▶ _Problem to solve_: Go through the listing beneath this task and return every line that carries the string "matplotlib".

▶ _Plotting code records_:
++++++

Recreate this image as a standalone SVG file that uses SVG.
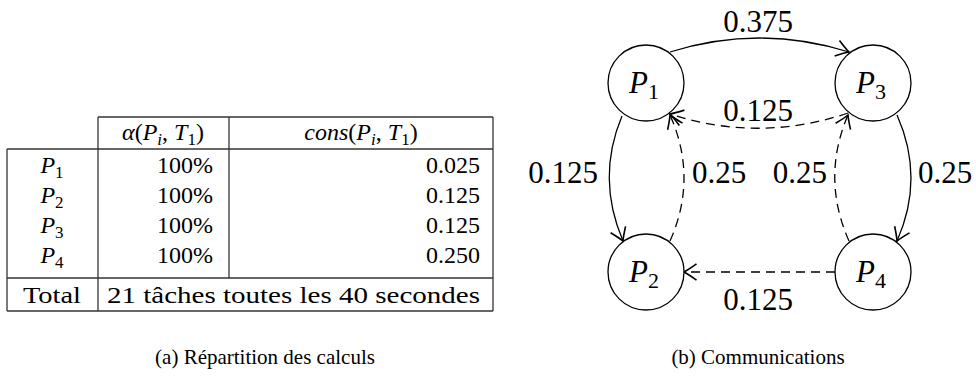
<svg xmlns="http://www.w3.org/2000/svg" width="976" height="379" viewBox="0 0 976 379">
<defs>
<marker id="ah" markerUnits="userSpaceOnUse" markerWidth="20" markerHeight="20" viewBox="-12 -8 14 16" refX="0" refY="0" orient="auto">
<path d="M-10,-6.5 Q-3,-1.5 0,0 Q-3,1.5 -10,6.5" fill="none" stroke="#000" stroke-width="1.3"/>
</marker>
</defs>
<rect width="976" height="379" fill="#fff"/>

<g id="table">
<g stroke="#333" stroke-width="1.3">
<line x1="98" y1="117" x2="493" y2="117"/>
<line x1="7" y1="149" x2="493" y2="149"/>
<line x1="7" y1="278" x2="493" y2="278"/>
<line x1="7" y1="311" x2="493" y2="311"/>
<line x1="7" y1="149" x2="7" y2="311"/>
<line x1="98" y1="117" x2="98" y2="311"/>
<line x1="229" y1="117" x2="229" y2="278"/>
<line x1="493" y1="117" x2="493" y2="311"/>
</g>
<text font-family="'Liberation Serif'" font-size="24" x="163" y="140" text-anchor="middle"><tspan font-style="italic">α</tspan>(<tspan font-style="italic">P</tspan><tspan font-style="italic" font-size="17" dy="5">i</tspan><tspan dy="-5">, </tspan><tspan font-style="italic">T</tspan><tspan font-size="17" dy="5">1</tspan><tspan dy="-5">)</tspan></text>
<text font-family="'Liberation Serif'" font-size="24" x="361" y="140" text-anchor="middle"><tspan font-style="italic">cons</tspan>(<tspan font-style="italic">P</tspan><tspan font-style="italic" font-size="17" dy="5">i</tspan><tspan dy="-5">, </tspan><tspan font-style="italic">T</tspan><tspan font-size="17" dy="5">1</tspan><tspan dy="-5">)</tspan></text>
<text font-family="'Liberation Serif'" font-size="24" x="52" y="173" text-anchor="middle"><tspan font-style="italic">P</tspan><tspan font-size="17" dy="5">1</tspan></text>
<text font-family="'Liberation Serif'" font-size="24" x="52" y="203" text-anchor="middle"><tspan font-style="italic">P</tspan><tspan font-size="17" dy="5">2</tspan></text>
<text font-family="'Liberation Serif'" font-size="24" x="52" y="233" text-anchor="middle"><tspan font-style="italic">P</tspan><tspan font-size="17" dy="5">3</tspan></text>
<text font-family="'Liberation Serif'" font-size="24" x="52" y="263" text-anchor="middle"><tspan font-style="italic">P</tspan><tspan font-size="17" dy="5">4</tspan></text>
<text font-family="'Liberation Serif'" font-size="24" x="213" y="173" text-anchor="end">100%</text>
<text font-family="'Liberation Serif'" font-size="24" x="213" y="203" text-anchor="end">100%</text>
<text font-family="'Liberation Serif'" font-size="24" x="213" y="233" text-anchor="end">100%</text>
<text font-family="'Liberation Serif'" font-size="24" x="213" y="263" text-anchor="end">100%</text>
<text font-family="'Liberation Serif'" font-size="24" x="480" y="173" text-anchor="end">0.025</text>
<text font-family="'Liberation Serif'" font-size="24" x="480" y="203" text-anchor="end">0.125</text>
<text font-family="'Liberation Serif'" font-size="24" x="480" y="233" text-anchor="end">0.125</text>
<text font-family="'Liberation Serif'" font-size="24" x="480" y="263" text-anchor="end">0.250</text>
<text font-family="'Liberation Serif'" font-size="24" x="52" y="303" text-anchor="middle" textLength="58" lengthAdjust="spacingAndGlyphs">Total</text>
<text font-family="'Liberation Serif'" font-size="24" x="107" y="303" textLength="373" lengthAdjust="spacingAndGlyphs">21 tâches toutes les 40 secondes</text>
</g>

<g id="connectors" fill="none" stroke="#000" stroke-width="1.3">
<path d="M670,52 Q759.5,24 849,52" marker-end="url(#ah)"/>
<path d="M848,113 Q759,143 670,114" stroke-dasharray="9 6" marker-end="url(#ah)"/>
<path d="M622,116 Q596,178 623,241" marker-end="url(#ah)"/>
<path d="M670,241 Q698,178 670,115" stroke-dasharray="9 6" marker-end="url(#ah)"/>
<path d="M849,241 Q821,178 848,115" stroke-dasharray="9 6" marker-end="url(#ah)"/>
<path d="M897,115 Q925,178 897,241" marker-end="url(#ah)"/>
<path d="M835,272 L684,272" stroke-dasharray="9 6" marker-end="url(#ah)"/>
</g>
<g id="edge-labels">
<text font-family="'Liberation Serif'" font-size="31" x="758" y="32" text-anchor="middle">0.375</text>
<text font-family="'Liberation Serif'" font-size="31" x="758" y="121" text-anchor="middle">0.125</text>
<text font-family="'Liberation Serif'" font-size="31" x="598" y="183" text-anchor="end">0.125</text>
<text font-family="'Liberation Serif'" font-size="31" x="692" y="183">0.25</text>
<text font-family="'Liberation Serif'" font-size="31" x="827" y="183" text-anchor="end">0.25</text>
<text font-family="'Liberation Serif'" font-size="31" x="918" y="183">0.25</text>
<text font-family="'Liberation Serif'" font-size="31" x="758" y="310" text-anchor="middle">0.125</text>
</g>

<g id="P1"><circle cx="646" cy="83" r="38" fill="#fff" stroke="#000" stroke-width="1.3"/><text font-family="'Liberation Serif'" font-size="31" x="644" y="93" text-anchor="middle"><tspan font-style="italic">P</tspan><tspan font-size="22" dy="6">1</tspan></text></g>
<g id="P3"><circle cx="873" cy="83" r="38" fill="#fff" stroke="#000" stroke-width="1.3"/><text font-family="'Liberation Serif'" font-size="31" x="871" y="93" text-anchor="middle"><tspan font-style="italic">P</tspan><tspan font-size="22" dy="6">3</tspan></text></g>
<g id="P2"><circle cx="646" cy="272" r="38" fill="#fff" stroke="#000" stroke-width="1.3"/><text font-family="'Liberation Serif'" font-size="31" x="644" y="282" text-anchor="middle"><tspan font-style="italic">P</tspan><tspan font-size="22" dy="6">2</tspan></text></g>
<g id="P4"><circle cx="873" cy="272" r="38" fill="#fff" stroke="#000" stroke-width="1.3"/><text font-family="'Liberation Serif'" font-size="31" x="871" y="282" text-anchor="middle"><tspan font-style="italic">P</tspan><tspan font-size="22" dy="6">4</tspan></text></g>

<g id="captions">
<text font-family="'Liberation Serif'" font-size="21" x="265" y="364" text-anchor="middle">(a) Répartition des calculs</text>
<text font-family="'Liberation Serif'" font-size="21" x="758" y="364" text-anchor="middle">(b) Communications</text>
</g>
</svg>
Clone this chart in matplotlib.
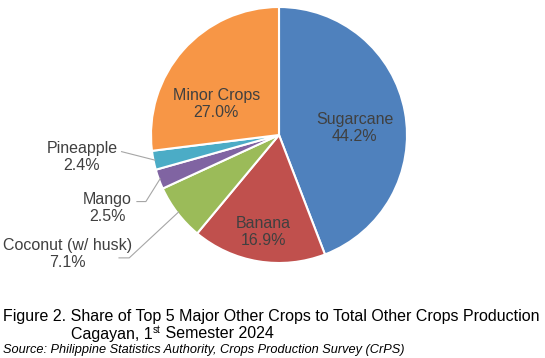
import numpy as np
import matplotlib.pyplot as plt

plt.rcParams['font.family'] = ['Liberation Sans', 'DejaVu Sans']

crops = ["Sugarcane", "Banana", "Coconut (w/ husk)", "Mango", "Pineapple", "Minor Crops"]
shares = [44.2, 16.9, 7.1, 2.5, 2.4, 27.0]
colors = ["#4F81BD", "#C0504D", "#9BBB59", "#8064A2", "#4BACC6", "#F79646"]

# label centres in pie units (radius = 1)
inside_pos = {"Sugarcane": (0.59, 0.055), "Banana": (-0.125, -0.76), "Minor Crops": (-0.49, 0.24)}
outside_pos = {
    "Coconut (w/ husk)": (-1.65, -0.93),
    "Mango": (-1.34, -0.57),
    "Pineapple": (-1.54, -0.17),
}

W, H = 545, 358
cx, cy, r = 279, 135, 128
fig = plt.figure(figsize=(W / 100, H / 100), dpi=100)
ax = fig.add_axes([(cx - r) / W, (H - cy - r) / H, 2 * r / W, 2 * r / H])

wedges, _ = ax.pie(shares, colors=colors, startangle=90, counterclock=False,
                   wedgeprops=dict(edgecolor="white", linewidth=1.5))
ax.set_xlim(-1, 1)
ax.set_ylim(-1, 1)
ax.set_aspect("equal")
ax.axis("off")

txt_col = "#404040"
for w, name, val in zip(wedges, crops, shares):
    mid = np.radians((w.theta1 + w.theta2) / 2)
    lbl = f"{name}\n{val:.1f}%"
    if name in inside_pos:
        tx, ty = inside_pos[name]
        ax.text(tx, ty, lbl, ha="center", va="center",
                fontsize=11.5, color=txt_col, linespacing=1.2)
    else:
        tx, ty = outside_pos[name]
        ax.text(tx, ty, lbl, ha="center", va="center", fontsize=11.5,
                color=txt_col, linespacing=1.2, clip_on=False)
        ex, ey = 0.99 * np.cos(mid), 0.99 * np.sin(mid)
        # leader line: short stub next to the first line, then to the wedge
        if name == "Pineapple":
            pts = [(-1.23, -0.13), (ex, ey)]
        elif name == "Mango":
            pts = [(-1.11, -0.52), (-1.04, -0.52), (ex, ey)]
        else:
            pts = [(-1.25, -0.96), (-1.17, -0.96), (ex, ey)]
        xs, ys = zip(*pts)
        ax.plot(xs, ys, color="#A6A6A6", lw=0.8, clip_on=False)

cap = 11.5
fig.text(3 / W, 1 - 317 / H, "Figure 2. Share of Top 5 Major Other Crops to Total Other Crops Production",
         fontsize=cap, va="center", ha="left", color="black")

# second caption line with a raised "st"
renderer = fig.canvas.get_renderer()
x0 = 71 / W
y2 = 1 - 334 / H
t1 = fig.text(x0, y2, "Cagayan, 1", fontsize=cap, va="center", ha="left")
x1 = t1.get_window_extent(renderer).x1 / (W)
t2 = fig.text(x1 + 0.5 / W, y2 + 4 / H, "st", fontsize=cap * 0.62, va="center", ha="left")
x2 = t2.get_window_extent(renderer).x1 / (W)
fig.text(x2, y2, " Semester 2024", fontsize=cap, va="center", ha="left")

fig.text(3 / W, 1 - 350 / H, "Source: Philippine Statistics Authority, Crops Production Survey (CrPS)",
         fontsize=9.2, style="italic", va="center", ha="left", color="black")

fig.savefig("out.png", dpi=100, facecolor="white")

++++++

▶ _Final result_:
Clone this chart in matplotlib.
import matplotlib.pyplot as plt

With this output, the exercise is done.